Remember the "small world " from a couple of days ago. Who did we meet in the Baltic Fleet, Derek and Julia, better known as "True Rig & A Doxy", the organisers of last week's Shanty Festival. They were playing in the pub that evening (as they did every Saturday evening). We'd have loved to get back to see them but you can't do everything!

Whilst in the pub we came across this wonderful sign
 If you can't read the last couple of lines here's a close up

Pretty strong words, especially to someone who lost his great-grand-father on the most famous White Star ship, The Titanic!

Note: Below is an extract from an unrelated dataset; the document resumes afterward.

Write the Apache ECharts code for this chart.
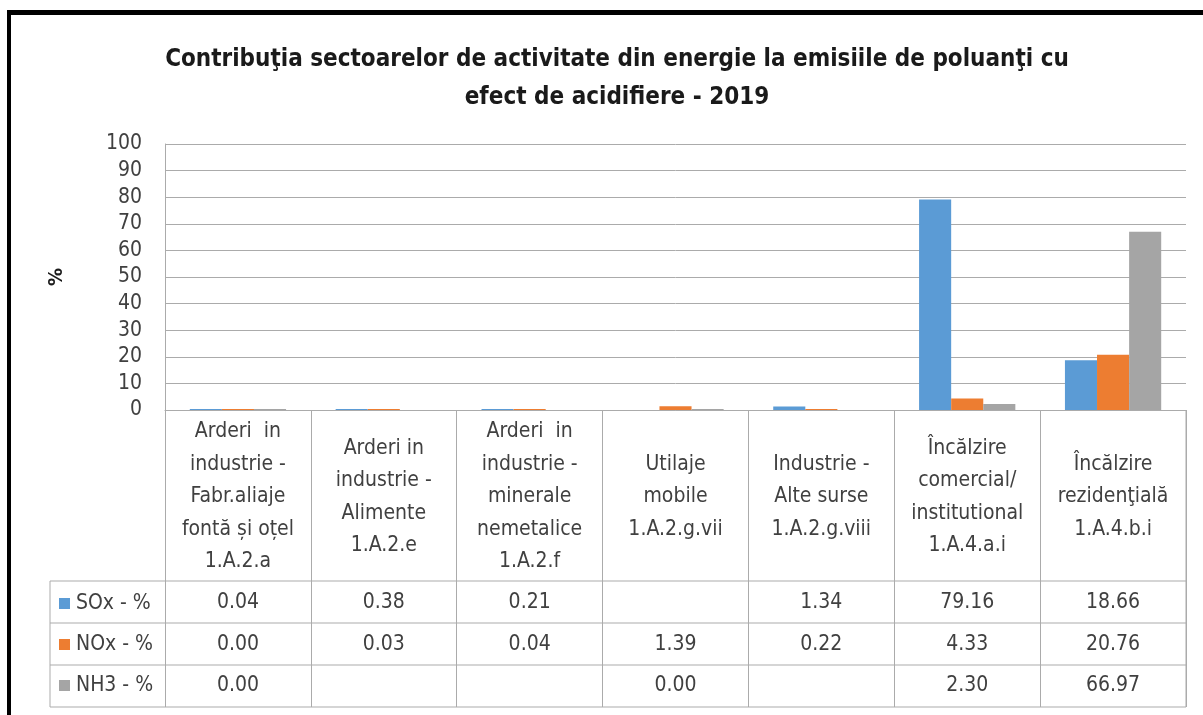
<!DOCTYPE html>
<html>
<head>
<meta charset="utf-8">
<script src="https://cdn.jsdelivr.net/npm/echarts@6/dist/echarts.min.js"></script>
<style>
    html, body { margin: 0; padding: 0; background: #fff; }
    #chart { width: 1203px; height: 715px; }
</style>
</head>
<body>
<div id="chart"></div>
<script>
// categories (column headers of the data table)
var categories = [
    "Arderi  in\nindustrie -\nFabr.aliaje\nfontă și oțel\n1.A.2.a",
    "Arderi in\nindustrie -\nAlimente\n1.A.2.e",
    "Arderi  in\nindustrie -\nminerale\nnemetalice\n1.A.2.f",
    "Utilaje\nmobile\n1.A.2.g.vii",
    "Industrie -\nAlte surse\n1.A.2.g.viii",
    "Încălzire\ncomercial/\ninstitutional\n1.A.4.a.i",
    "Încălzire\nrezidenţială\n1.A.4.b.i"
];
var seriesNames = ["SOx - %", "NOx - %", "NH3 - %"];
var sox = [0.04, 0.38, 0.21, null, 1.34, 79.16, 18.66];
var nox = [0.00, 0.03, 0.04, 1.39, 0.22, 4.33, 20.76];
var nh3 = [0.00, null, null, 0.00, null, 2.30, 66.97];
var yTicks = [0, 10, 20, 30, 40, 50, 60, 70, 80, 90, 100];

var colors = ["#5b9bd5", "#ed7d31", "#a5a5a5"];
var font = "'Liberation Sans Narrow', 'DejaVu Sans Condensed', 'Open Sans', sans-serif";
var txt = "#404040";
var lineCol = "#ababab";

var allSeries = [sox, nox, nh3];
var rowOffsets = [193, 235, 276]; // table rows below the zero line

function fmt(v) {
    return v === null ? "" : v.toFixed(2);
}

var chart = echarts.init(document.getElementById("chart"));

var xAxes = [{
    type: "category",
    data: categories,
    axisLine: { lineStyle: { color: lineCol, width: 1 } },
    axisTick: { show: true, length: 297, lineStyle: { color: lineCol } },
    axisLabel: {
        interval: 0,
        margin: 87,
        verticalAlign: "middle",
        lineHeight: 32.5,
        fontSize: 21,
        fontFamily: font,
        color: txt
    }
}];
allSeries.forEach(function (arr, i) {
    xAxes.push({
        type: "category",
        data: arr.map(fmt),
        position: "bottom",
        offset: rowOffsets[i],
        axisLine: { show: false },
        axisTick: { show: false },
        axisLabel: {
            interval: 0,
            margin: 0,
            verticalAlign: "middle",
            fontSize: 21,
            fontFamily: font,
            color: txt
        }
    });
});

// table grid lines and legend keys
var graphics = [];
[581, 623, 665, 707].forEach(function (y) {
    graphics.push({
        type: "line",
        shape: { x1: 50, y1: y, x2: 1186, y2: y },
        style: { stroke: lineCol, lineWidth: 1 }
    });
});
graphics.push({
    type: "line",
    shape: { x1: 50, y1: 581, x2: 50, y2: 707 },
    style: { stroke: lineCol, lineWidth: 1 }
});
graphics.push({
    type: "line",
    shape: { x1: 1186, y1: 410, x2: 1186, y2: 707 },
    style: { stroke: lineCol, lineWidth: 1 }
});
seriesNames.forEach(function (name, i) {
    var cy = 603 + i * 41;
    graphics.push({
        type: "rect",
        shape: { x: 59, y: cy - 5, width: 11, height: 11 },
        style: { fill: colors[i] }
    });
    graphics.push({
        type: "text",
        x: 76,
        y: cy + 1,
        style: {
            text: name,
            font: "21px " + font,
            fill: txt,
            verticalAlign: "middle"
        }
    });
});
// outer frame (black top and left edge)
graphics.push({
    type: "rect",
    shape: { x: 7, y: 10, width: 1196, height: 5 },
    style: { fill: "#000" }
});
graphics.push({
    type: "rect",
    shape: { x: 7, y: 10, width: 4, height: 705 },
    style: { fill: "#000" }
});

var option = {
    animation: false,
    color: colors,
    title: {
        text: "Contribuţia sectoarelor de activitate din energie la emisiile de poluanţi cu\nefect de acidifiere - 2019",
        left: 612,
        top: 36,
        textAlign: "center",
        textStyle: {
            fontFamily: font,
            fontSize: 24,
            fontWeight: "bold",
            color: "#1a1a1a",
            lineHeight: 38
        }
    },
    grid: {
        left: 165,
        right: 17,
        top: 144,
        bottom: 305,
        containLabel: false
    },
    xAxis: xAxes,
    yAxis: {
        type: "value",
        min: yTicks[0],
        max: yTicks[yTicks.length - 1],
        interval: 10,
        name: "%",
        nameLocation: "middle",
        nameGap: 98,
        nameRotate: 90,
        nameTextStyle: {
            fontFamily: font,
            fontSize: 20,
            fontWeight: "bold",
            color: "#1a1a1a"
        },
        axisLine: { show: true, lineStyle: { color: lineCol } },
        axisTick: { show: false },
        axisLabel: {
            margin: 23,
            fontSize: 21,
            fontFamily: font,
            color: txt
        },
        splitLine: { lineStyle: { color: lineCol } }
    },
    series: allSeries.map(function (arr, i) {
        return {
            name: seriesNames[i],
            type: "bar",
            xAxisIndex: 0,
            data: arr,
            barGap: "0%",
            barCategoryGap: "34%",
            barMinHeight: 1
        };
    }),
    graphic: graphics
};

chart.setOption(option);
</script>
</body>
</html>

Back to the AGM to catch Tim Martin's speech. For those who don't know Tim is the founder/owner of the Wetherspoons chain of pubs. An interesting and humourous speech mainly focusing on the inequalities of taxation on beer and food between pubs (high tax) and supermarkets (low tax).

Now Liz and I met in Liverpool 44 years ago and our first date was on the Kop watching Liverpool v Spurs, so it was fitting that we spend the early part of the evening watching the two teams battle it out again. We'd have loved to actually have gone to Anfield, but as I said earlier, you can't do everything.

Sun 03 Apr - A Day Of Rest

You must be joking.

Today's plan was a 5 mile walk taking in two local pubs for Sunday Lunch. And what a great meal it was too. There is no doubt that the cost of living is much reduced up here. The Derby Arms had roast dinners for £5.99. My locally sourced beef was excellent and a huge portion, more meat than Liz and I have together on a Sunday and Liz's chicken breast could easily have been mistaken for a turkey. Top that with an excellent home made trifle (Liz) and a home-made cheesecake with Morello cherries and ice-cream (Brian) and we were struggling to make the remaining half of the walk, much heavier in the stomach and not much lighter in the wallet.

Still walk on we did, to Aughton with its impressive Norman church and less impressive Stanley Arms next door. That's not fair, it's a nice pub, just one that was very busy with food orders on a Sunday lunchtime, and poor Wi-Fi when we needed it to try and sort out just where we might be sleeping tomorrow night.

Back to the van and now we can rest, well a shower each to save time tomorrow and then retire to the van to read, write blogs etc.

Still it's nice and quiet back at the van




Oh OK, it was pretty much a day of rest after all.